LONDON (Reuters) - Britain's top share index edged higher on Thursday, with a rise in metals prices on improving seasonal demand from China, the world's biggest consumer of industrial metals, helping mining stocks.

The UK mining index rose 0.6 percent, the best sectoral performer, after copper and zinc rose more than 1 percent on signs of strengthening confidence in the Chinese economy.

The blue-chip FTSE 100 index closed 14.06 points, or 0.1 percent, higher at 6,565.59 points after falling to a low of 6,535.78 earlier in the session.

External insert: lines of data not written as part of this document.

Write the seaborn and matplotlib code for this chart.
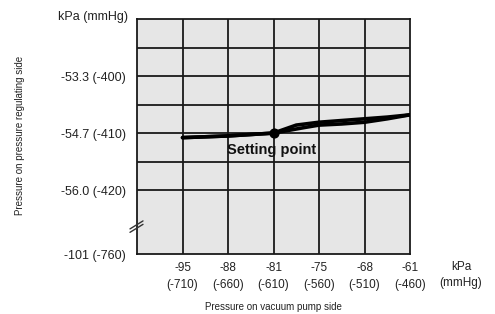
import numpy as np
import pandas as pd
import matplotlib
matplotlib.use("Agg")
import matplotlib.pyplot as plt
import seaborn as sns

# x: vacuum pump side (mmHg), y: regulated side (mmHg)
x_kpa = ["-95", "-88", "-81", "-75", "-68", "-61"]
x_mmhg = [-710, -660, -610, -560, -510, -460]
y_tick_pos = [-420, -410, -400]
y_tick_labels = ["-56.0 (-420)", "-54.7 (-410)", "-53.3 (-400)"]
y_break_label = "-101 (-760)"

rise_x = [-710, -660, -610, -585, -560, -535, -510, -485, -460]
rise_y = [-410.8, -410.5, -410.0, -408.6, -408.1, -407.8, -407.5, -407.2, -406.8]
fall_x = [-710, -660, -610, -575, -560, -535, -510, -485, -460]
fall_y = [-410.8, -410.5, -410.0, -409.0, -408.6, -408.4, -408.1, -407.5, -406.8]
setting_x = [-610]
setting_y = [-410.0]

df = pd.concat([
    pd.DataFrame({"x": rise_x, "y": rise_y, "branch": "rise"}),
    pd.DataFrame({"x": fall_x, "y": fall_y, "branch": "fall"}),
])

sns.set_theme(style="white")
plt.rcParams["font.family"] = ["Liberation Sans", "DejaVu Sans"]

fig = plt.figure(figsize=(4.95, 3.14), dpi=100)
ax = fig.add_axes([137/495, 1-254/314, 273/495, 235/314])
ax.set_facecolor("#e6e6e6")

sns.lineplot(data=df, x="x", y="y", units="branch", estimator=None, color="black",
             lw=2.6, ax=ax, legend=False, sort=False, zorder=3)
ax.scatter(setting_x, setting_y, s=40, color="black", zorder=4)
ax.text(-612, -412.9, "Setting point", ha="center", va="center", fontsize=10.5,
        fontweight="bold", color="#111111")

y_bottom = -431.2
ax.set_xlim(-760, -460)
ax.set_ylim(y_bottom, -390)

ax.set_xticks(x_mmhg)
ax.set_xticklabels([f"{k}\n({m})" for k, m in zip(x_kpa, x_mmhg)], fontsize=8.5,
                   linespacing=1.5, color="#222222")
ax.set_yticks([y_bottom] + y_tick_pos)
ax.set_yticklabels([y_break_label] + y_tick_labels, fontsize=9, color="#222222")
ax.tick_params(axis="both", which="both", length=0)
ax.tick_params(axis="x", pad=6)
ax.tick_params(axis="y", pad=8)

for xv in x_mmhg[:-1]:
    ax.axvline(xv, color="#1a1a1a", lw=1.3, zorder=1)
for yv in [-420, -415, -410, -405, -400, -395]:
    ax.axhline(yv, color="#1a1a1a", lw=1.3, zorder=1)
for s in ax.spines.values():
    s.set_color("#1a1a1a")
    s.set_linewidth(1.3)

# axis break mark
ax.plot([-767.7, -753.4], [-426.8, -425.4], color="#333333", lw=1, clip_on=False, zorder=5)
ax.plot([-767.7, -753.4], [-427.4, -426.0], color="#333333", lw=1, clip_on=False, zorder=5)

ax.set_xlabel("")
ax.set_ylabel("")
fig.text(128/495, 1-17/314, "kPa (mmHg)", ha="right", va="center", fontsize=9,
         color="#222222")
fig.text(461/495, 1-275/314, "kPa\n(mmHg)", ha="center", va="center", fontsize=8.5,
         linespacing=1.5, color="#222222")
fig.text(273/495, 1-307/314, "Pressure on vacuum pump side", ha="center", va="center",
         fontsize=7, color="#222222")
fig.text(20/495, 1-135/314, "Pressure on pressure regulating side", ha="center",
         va="center", rotation=90, fontsize=7, color="#222222")

fig.savefig("out.png", dpi=100)
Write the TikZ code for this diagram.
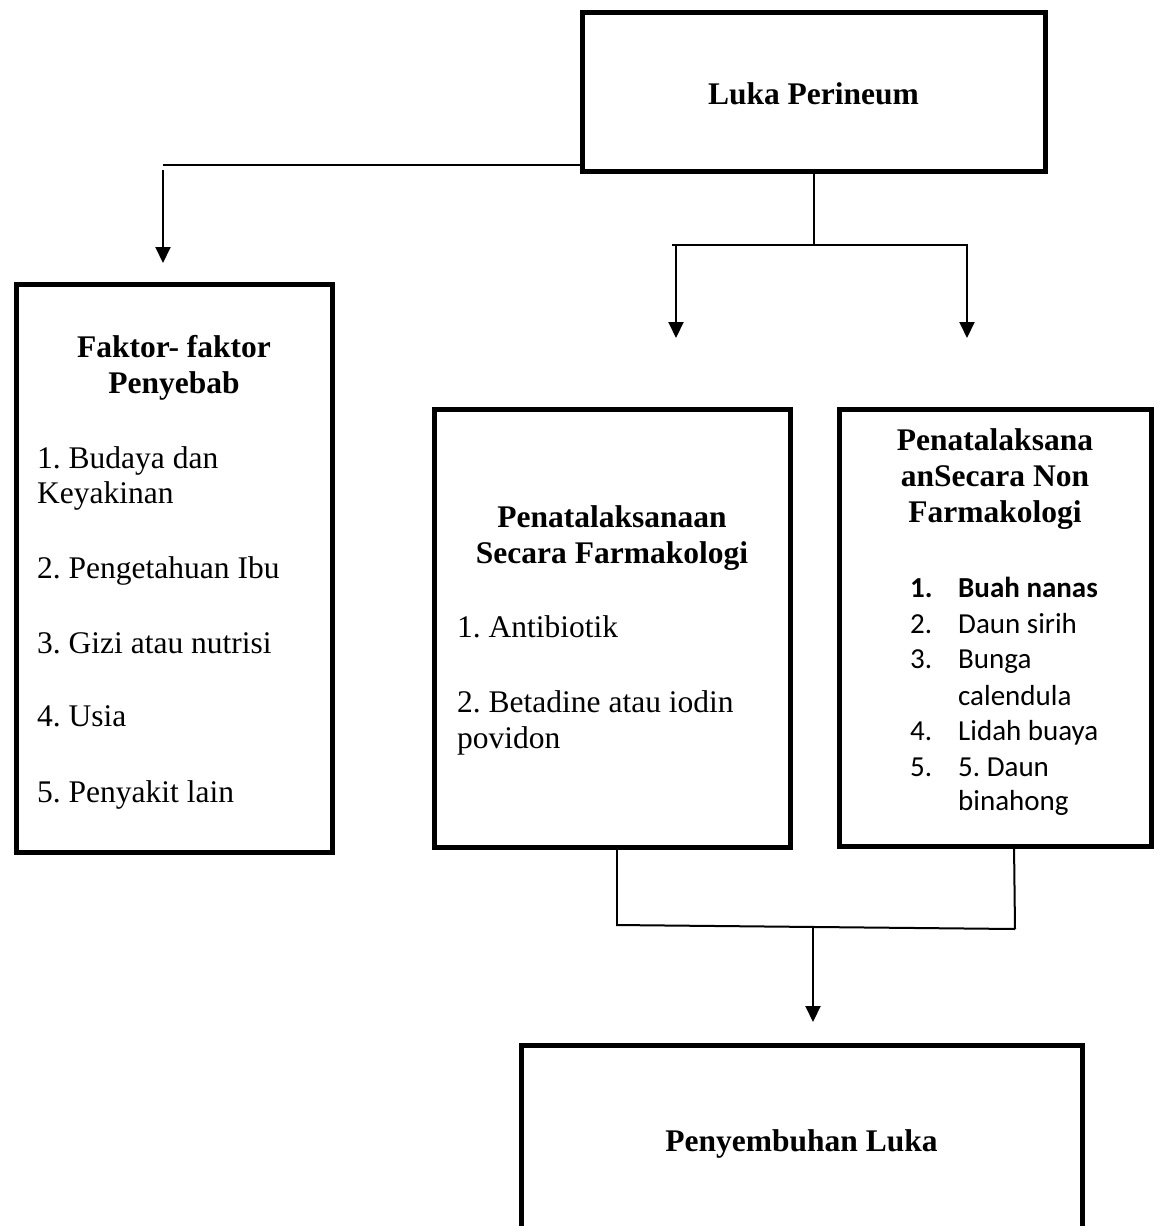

The index is up more than 11 percent so far this year.

Analysts said the index had potential to perform well this year as equities had become attractive compared to other asset classes because of an improvement in the economic outlook.

"We're seeing flows out of bonds and bank accounts pay negligible interest at best, so where else can the market put money to work other than stocks," Mike Jarman, chief market strategist at H2O Markets, said.

"Equities have good momentum for the year, barring a government shutdown in the US, there's very little that will cause the market to capitulate so long as macro data doesn't deteriorate."

Jarman said he would buy sectors that had underperformed as portfolios would begin to chase returns going into the final quarter of the year. Sectors such as mining had the potential to outperform as China begins to refocus its efforts on making their economy more domestic consumption based.

However, the broader stock market's gains were capped by a fall in some utility companies, which came under further pressure following a pledge by the country's main opposition party to freeze energy and gas prices if elected in 2015.

Utilities Centrica and SSE extended their losses after opposition Labour leader Ed Miliband revealed his plan earlier this week to freeze energy prices until 2017 to help consumers hit by rising prices.

Centrica fell 2.3 percent, the biggest decliner on the FTSE 100 and after dropping 5.3 percent a day earlier, with JP Morgan cutting its stance on the stock to "neutral" from "overweight". SSE fell 1.9 percent after slipping 5.8 percent on Wednesday.

"The Labour announcement is negative for the profitability of these companies. Yesterday may have been a case of fast money coming out and today may be long-onlys exiting from potentially a medium-term problematic sector, given the uncertainty that has been created," Macquarie strategist Daniel McCormack said.

European markets have been facing resistance in regaining their recent multi-year highs since Federal Reserve Chairman Ben Bernanke surprised the market by not trimming stimulus last week and left investors guessing about the timing of such a move.

Investors avoided strong bets following ongoing political wrangling in the United States to pass a spending bill to keep the government funded beyond October 1. U.S. lawmakers must also raise the federal borrowing limit by October 17 to avoid a debt default by the United States.